/---

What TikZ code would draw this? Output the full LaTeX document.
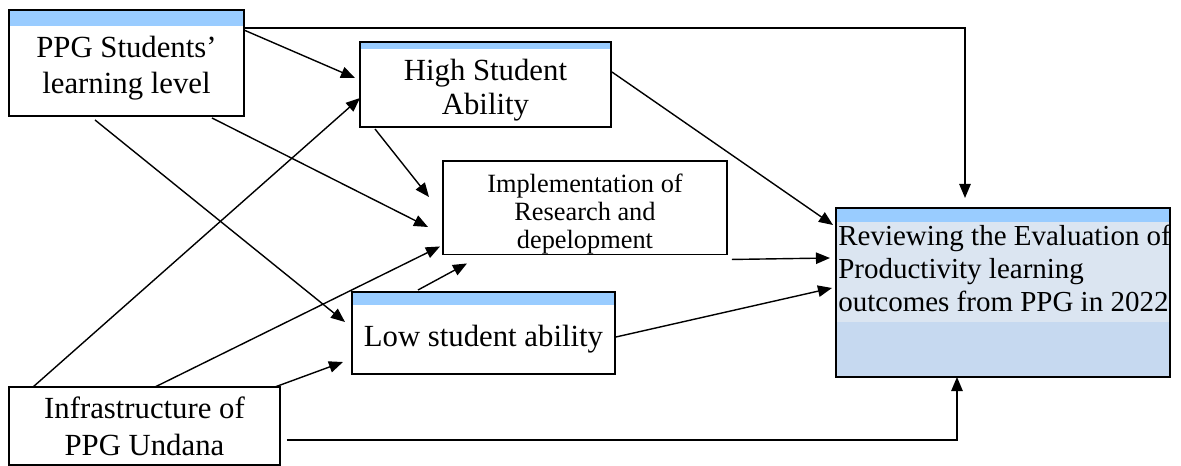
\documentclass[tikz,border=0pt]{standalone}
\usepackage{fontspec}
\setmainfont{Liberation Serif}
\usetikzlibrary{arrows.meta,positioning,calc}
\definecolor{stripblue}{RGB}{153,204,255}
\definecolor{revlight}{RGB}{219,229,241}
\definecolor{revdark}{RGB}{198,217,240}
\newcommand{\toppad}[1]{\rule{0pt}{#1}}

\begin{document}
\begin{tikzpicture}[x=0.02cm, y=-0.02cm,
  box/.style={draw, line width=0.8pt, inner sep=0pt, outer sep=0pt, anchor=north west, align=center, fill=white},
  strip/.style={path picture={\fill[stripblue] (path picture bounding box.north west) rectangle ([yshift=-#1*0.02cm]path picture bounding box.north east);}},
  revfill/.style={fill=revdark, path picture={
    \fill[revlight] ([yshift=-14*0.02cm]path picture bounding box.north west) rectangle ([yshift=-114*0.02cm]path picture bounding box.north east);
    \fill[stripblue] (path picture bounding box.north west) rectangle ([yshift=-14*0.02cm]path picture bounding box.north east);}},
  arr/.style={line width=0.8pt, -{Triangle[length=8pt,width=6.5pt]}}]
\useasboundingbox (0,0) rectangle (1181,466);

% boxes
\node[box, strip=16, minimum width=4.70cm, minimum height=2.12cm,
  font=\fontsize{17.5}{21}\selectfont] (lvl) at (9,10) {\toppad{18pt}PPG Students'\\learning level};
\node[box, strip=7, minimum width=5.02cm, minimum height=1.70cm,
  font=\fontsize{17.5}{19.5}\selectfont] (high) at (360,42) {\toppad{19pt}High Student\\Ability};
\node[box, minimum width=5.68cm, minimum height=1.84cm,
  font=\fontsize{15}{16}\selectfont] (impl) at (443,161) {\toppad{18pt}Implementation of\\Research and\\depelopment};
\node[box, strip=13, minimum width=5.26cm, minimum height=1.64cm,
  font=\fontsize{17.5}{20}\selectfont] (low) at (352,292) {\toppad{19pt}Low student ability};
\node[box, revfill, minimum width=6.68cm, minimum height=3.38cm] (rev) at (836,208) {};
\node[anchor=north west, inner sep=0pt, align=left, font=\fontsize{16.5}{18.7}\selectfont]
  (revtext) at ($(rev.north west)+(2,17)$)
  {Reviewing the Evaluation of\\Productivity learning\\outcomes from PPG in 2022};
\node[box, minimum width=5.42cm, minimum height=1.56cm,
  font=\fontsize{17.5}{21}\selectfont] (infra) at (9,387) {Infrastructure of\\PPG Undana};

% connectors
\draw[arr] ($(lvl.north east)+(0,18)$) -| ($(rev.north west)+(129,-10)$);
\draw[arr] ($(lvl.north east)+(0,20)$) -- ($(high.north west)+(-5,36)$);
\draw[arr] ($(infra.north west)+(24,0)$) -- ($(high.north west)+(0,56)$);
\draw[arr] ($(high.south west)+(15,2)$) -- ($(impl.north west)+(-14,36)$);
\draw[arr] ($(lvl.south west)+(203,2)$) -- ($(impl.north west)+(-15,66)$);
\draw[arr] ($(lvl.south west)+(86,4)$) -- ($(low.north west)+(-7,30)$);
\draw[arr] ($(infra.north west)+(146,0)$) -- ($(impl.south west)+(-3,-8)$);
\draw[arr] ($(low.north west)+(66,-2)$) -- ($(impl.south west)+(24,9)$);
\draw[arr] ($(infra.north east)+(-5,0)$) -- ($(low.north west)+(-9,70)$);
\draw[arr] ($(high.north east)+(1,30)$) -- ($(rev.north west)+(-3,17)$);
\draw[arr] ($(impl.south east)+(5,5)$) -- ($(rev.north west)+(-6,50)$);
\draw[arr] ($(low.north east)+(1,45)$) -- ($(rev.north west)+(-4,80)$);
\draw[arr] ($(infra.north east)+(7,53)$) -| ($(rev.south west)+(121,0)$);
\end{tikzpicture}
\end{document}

\---

Your task is to return the lines above, from the first one up to and including the line containing "(0,0) rectangle (1181,466);", minus any pictures.

What TikZ code would draw this? Output the full LaTeX document.
\documentclass[tikz,border=0pt]{standalone}
\usepackage{fontspec}
\setmainfont{Liberation Serif}
\usetikzlibrary{arrows.meta,positioning,calc}
\definecolor{stripblue}{RGB}{153,204,255}
\definecolor{revlight}{RGB}{219,229,241}
\definecolor{revdark}{RGB}{198,217,240}
\newcommand{\toppad}[1]{\rule{0pt}{#1}}

\begin{document}
\begin{tikzpicture}[x=0.02cm, y=-0.02cm,
  box/.style={draw, line width=0.8pt, inner sep=0pt, outer sep=0pt, anchor=north west, align=center, fill=white},
  strip/.style={path picture={\fill[stripblue] (path picture bounding box.north west) rectangle ([yshift=-#1*0.02cm]path picture bounding box.north east);}},
  revfill/.style={fill=revdark, path picture={
    \fill[revlight] ([yshift=-14*0.02cm]path picture bounding box.north west) rectangle ([yshift=-114*0.02cm]path picture bounding box.north east);
    \fill[stripblue] (path picture bounding box.north west) rectangle ([yshift=-14*0.02cm]path picture bounding box.north east);}},
  arr/.style={line width=0.8pt, -{Triangle[length=8pt,width=6.5pt]}}]
\useasboundingbox (0,0) rectangle (1181,466);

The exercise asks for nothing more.